→ **INFORMATION SUPPLIED**
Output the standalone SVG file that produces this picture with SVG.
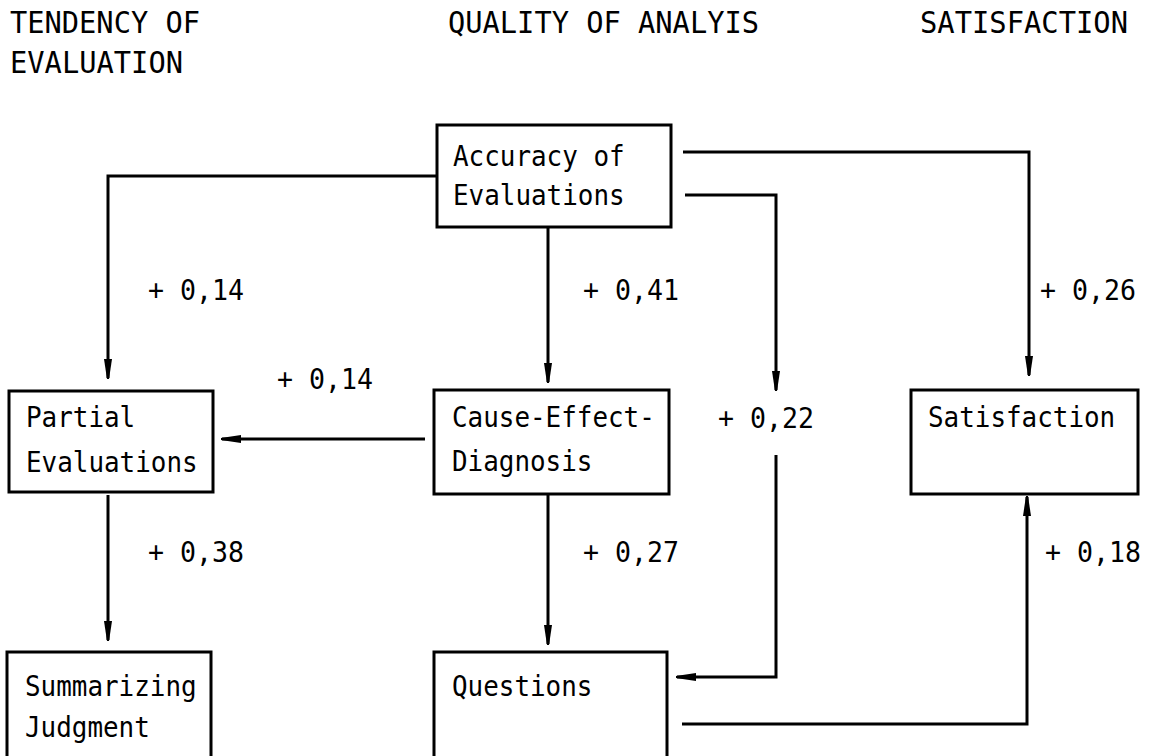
<svg xmlns="http://www.w3.org/2000/svg" width="1155" height="756" viewBox="0 0 1155 756">
<style>
text{font-family:"DejaVu Sans Mono","Liberation Mono",monospace;font-size:28px;fill:#000}
.hd{font-size:30px}
.box{fill:none;stroke:#000;stroke-width:3}
.ln{fill:none;stroke:#000;stroke-width:3}
</style>
<defs>
<marker id="ah" viewBox="0 0 20 10" refX="19" refY="5" markerWidth="20" markerHeight="10" markerUnits="userSpaceOnUse" orient="auto">
<path d="M0,1 L20,4 L20,6 L0,9 z" fill="#000"/>
</marker>
</defs>
<rect width="1155" height="756" fill="#fff"/>
<g id="headers">
<text class="hd" x="10" y="33" textLength="190" lengthAdjust="spacingAndGlyphs">TENDENCY OF</text>
<text class="hd" x="10" y="73" textLength="173" lengthAdjust="spacingAndGlyphs">EVALUATION</text>
<text class="hd" x="448" y="33" textLength="311" lengthAdjust="spacingAndGlyphs">QUALITY OF ANALYIS</text>
<text class="hd" x="920" y="33" textLength="208" lengthAdjust="spacingAndGlyphs">SATISFACTION</text>
</g>
<g id="accuracy">
<rect class="box" x="437" y="125" width="234" height="102"/>
<text x="453" y="166" textLength="171.6" lengthAdjust="spacingAndGlyphs">Accuracy of</text>
<text x="453" y="205" textLength="171.6" lengthAdjust="spacingAndGlyphs">Evaluations</text>
</g>
<g id="partial">
<rect class="box" x="9" y="391" width="204" height="101"/>
<text x="26" y="427" textLength="109.2" lengthAdjust="spacingAndGlyphs">Partial</text>
<text x="26" y="472" textLength="171.6" lengthAdjust="spacingAndGlyphs">Evaluations</text>
</g>
<g id="cause">
<rect class="box" x="434" y="390" width="235" height="104"/>
<text x="452" y="427" textLength="202.8" lengthAdjust="spacingAndGlyphs">Cause-Effect-</text>
<text x="452" y="471" textLength="140.4" lengthAdjust="spacingAndGlyphs">Diagnosis</text>
</g>
<g id="satisfaction">
<rect class="box" x="911" y="390" width="227" height="104"/>
<text x="928" y="427" textLength="187.2" lengthAdjust="spacingAndGlyphs">Satisfaction</text>
</g>
<g id="summarizing">
<rect class="box" x="7" y="652" width="204" height="110"/>
<text x="25" y="696" textLength="171.6" lengthAdjust="spacingAndGlyphs">Summarizing</text>
<text x="25" y="737" textLength="124.8" lengthAdjust="spacingAndGlyphs">Judgment</text>
</g>
<g id="questions">
<rect class="box" x="434" y="652" width="233" height="110"/>
<text x="452" y="696" textLength="140.4" lengthAdjust="spacingAndGlyphs">Questions</text>
</g>
<g id="connectors">
<path class="ln" d="M437,176 H108 V378" marker-end="url(#ah)"/>
<path class="ln" d="M548,227 V382" marker-end="url(#ah)"/>
<path class="ln" d="M683,152 H1029 V375" marker-end="url(#ah)"/>
<path class="ln" d="M685,195 H776 V390" marker-end="url(#ah)"/>
<path class="ln" d="M776,455 V677 H677" marker-end="url(#ah)"/>
<path class="ln" d="M425,439 H222" marker-end="url(#ah)"/>
<path class="ln" d="M108,495 V640" marker-end="url(#ah)"/>
<path class="ln" d="M548,495 V644" marker-end="url(#ah)"/>
<path class="ln" d="M682,724 H1027 V497" marker-end="url(#ah)"/>
</g>
<g id="labels">
<text x="148" y="300" textLength="96" lengthAdjust="spacingAndGlyphs">+ 0,14</text>
<text x="583" y="300" textLength="96" lengthAdjust="spacingAndGlyphs">+ 0,41</text>
<text x="1040" y="300" textLength="96" lengthAdjust="spacingAndGlyphs">+ 0,26</text>
<text x="277" y="389" textLength="96" lengthAdjust="spacingAndGlyphs">+ 0,14</text>
<text x="718" y="428" textLength="96" lengthAdjust="spacingAndGlyphs">+ 0,22</text>
<text x="148" y="562" textLength="96" lengthAdjust="spacingAndGlyphs">+ 0,38</text>
<text x="583" y="562" textLength="96" lengthAdjust="spacingAndGlyphs">+ 0,27</text>
<text x="1045" y="562" textLength="96" lengthAdjust="spacingAndGlyphs">+ 0,18</text>
</g>
</svg>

→ **YOUR TASK**
Transcribe each line above verbatim, with the pictures left out.

→ **RESPONSE TO THIS TASK**
Output the standalone SVG file that produces this picture with SVG.
<svg xmlns="http://www.w3.org/2000/svg" width="1155" height="756" viewBox="0 0 1155 756">
<style>
text{font-family:"DejaVu Sans Mono","Liberation Mono",monospace;font-size:28px;fill:#000}
.hd{font-size:30px}
.box{fill:none;stroke:#000;stroke-width:3}
.ln{fill:none;stroke:#000;stroke-width:3}
</style>
<defs>
<marker id="ah" viewBox="0 0 20 10" refX="19" refY="5" markerWidth="20" markerHeight="10" markerUnits="userSpaceOnUse" orient="auto">
<path d="M0,1 L20,4 L20,6 L0,9 z" fill="#000"/>
</marker>
</defs>
<rect width="1155" height="756" fill="#fff"/>
<g id="headers">
<text class="hd" x="10" y="33" textLength="190" lengthAdjust="spacingAndGlyphs">TENDENCY OF</text>
<text class="hd" x="10" y="73" textLength="173" lengthAdjust="spacingAndGlyphs">EVALUATION</text>
<text class="hd" x="448" y="33" textLength="311" lengthAdjust="spacingAndGlyphs">QUALITY OF ANALYIS</text>
<text class="hd" x="920" y="33" textLength="208" lengthAdjust="spacingAndGlyphs">SATISFACTION</text>
</g>
<g id="accuracy">
<rect class="box" x="437" y="125" width="234" height="102"/>
<text x="453" y="166" textLength="171.6" lengthAdjust="spacingAndGlyphs">Accuracy of</text>
<text x="453" y="205" textLength="171.6" lengthAdjust="spacingAndGlyphs">Evaluations</text>
</g>
<g id="partial">
<rect class="box" x="9" y="391" width="204" height="101"/>
<text x="26" y="427" textLength="109.2" lengthAdjust="spacingAndGlyphs">Partial</text>
<text x="26" y="472" textLength="171.6" lengthAdjust="spacingAndGlyphs">Evaluations</text>
</g>
<g id="cause">
<rect class="box" x="434" y="390" width="235" height="104"/>
<text x="452" y="427" textLength="202.8" lengthAdjust="spacingAndGlyphs">Cause-Effect-</text>
<text x="452" y="471" textLength="140.4" lengthAdjust="spacingAndGlyphs">Diagnosis</text>
</g>
<g id="satisfaction">
<rect class="box" x="911" y="390" width="227" height="104"/>
<text x="928" y="427" textLength="187.2" lengthAdjust="spacingAndGlyphs">Satisfaction</text>
</g>
<g id="summarizing">
<rect class="box" x="7" y="652" width="204" height="110"/>
<text x="25" y="696" textLength="171.6" lengthAdjust="spacingAndGlyphs">Summarizing</text>
<text x="25" y="737" textLength="124.8" lengthAdjust="spacingAndGlyphs">Judgment</text>
</g>
<g id="questions">
<rect class="box" x="434" y="652" width="233" height="110"/>
<text x="452" y="696" textLength="140.4" lengthAdjust="spacingAndGlyphs">Questions</text>
</g>
<g id="connectors">
<path class="ln" d="M437,176 H108 V378" marker-end="url(#ah)"/>
<path class="ln" d="M548,227 V382" marker-end="url(#ah)"/>
<path class="ln" d="M683,152 H1029 V375" marker-end="url(#ah)"/>
<path class="ln" d="M685,195 H776 V390" marker-end="url(#ah)"/>
<path class="ln" d="M776,455 V677 H677" marker-end="url(#ah)"/>
<path class="ln" d="M425,439 H222" marker-end="url(#ah)"/>
<path class="ln" d="M108,495 V640" marker-end="url(#ah)"/>
<path class="ln" d="M548,495 V644" marker-end="url(#ah)"/>
<path class="ln" d="M682,724 H1027 V497" marker-end="url(#ah)"/>
</g>
<g id="labels">
<text x="148" y="300" textLength="96" lengthAdjust="spacingAndGlyphs">+ 0,14</text>
<text x="583" y="300" textLength="96" lengthAdjust="spacingAndGlyphs">+ 0,41</text>
<text x="1040" y="300" textLength="96" lengthAdjust="spacingAndGlyphs">+ 0,26</text>
<text x="277" y="389" textLength="96" lengthAdjust="spacingAndGlyphs">+ 0,14</text>
<text x="718" y="428" textLength="96" lengthAdjust="spacingAndGlyphs">+ 0,22</text>
<text x="148" y="562" textLength="96" lengthAdjust="spacingAndGlyphs">+ 0,38</text>
<text x="583" y="562" textLength="96" lengthAdjust="spacingAndGlyphs">+ 0,27</text>
<text x="1045" y="562" textLength="96" lengthAdjust="spacingAndGlyphs">+ 0,18</text>
</g>
</svg>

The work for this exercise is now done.